Pergunta: Está fazendo 30 anos aqui.
Resposta:
Tornou-se um símbolo do IMES.
Pergunta: Professor, normalmente a gente pede para o entrevistado deixar uma mensagem, de alguma fase da sua vida, de algum assunto que queria deixar registrado. O senhor tem mais alguma coisa a dizer?
Resposta:
Eu acho que se vocês se interessarem, em outra oportunidade podemos entrar em assuntos mais particularizados com vocês, os quais eu participei, desde a criação da Fundação Pró-Memória, que é muito importante. Foi uma aspiração muito grande, atendendo a pedidos do Prefeito Tortorello, na sua primeira gestão.

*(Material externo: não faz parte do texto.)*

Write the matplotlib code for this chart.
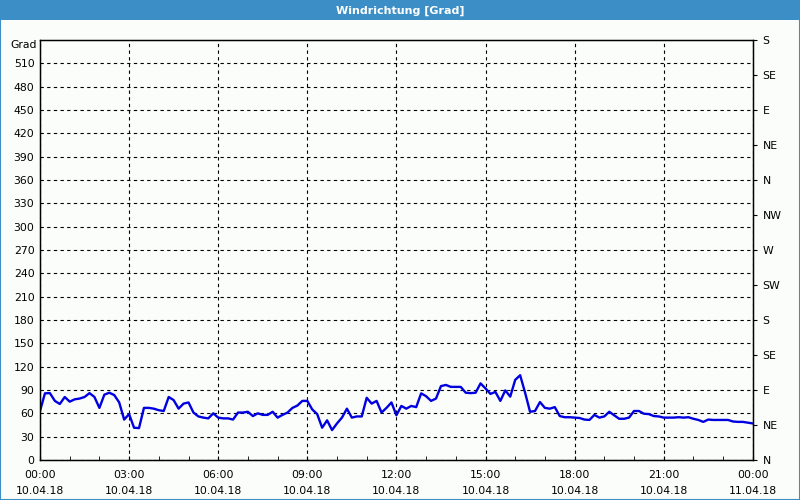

São detalhes que a gente poderia complementar. Acho que é muito válido o trabalho que vocês estão fazendo. Eu sempre fui um batalhador por essas questões culturais e particularmente da memória de São Caetano, de tudo que abrange a memória. Por isso que sempre insisto na coleta de dados. Na verdade, o que vocês estão fazendo faz muito bem às pessoas. A partir do momento em que vocês pedem para as pessoas contarem as suas coisas, a sua vivência, vocês estão dando uma dimensão muito grande à própria vida da pessoa. Quero parabenizar a todos vocês por esse trabalho muito importante, que espero que continue, porque vocês vão ter sempre a oportunidade de ver a alegria nos olhos das pessoas. Muito obrigado e parabéns.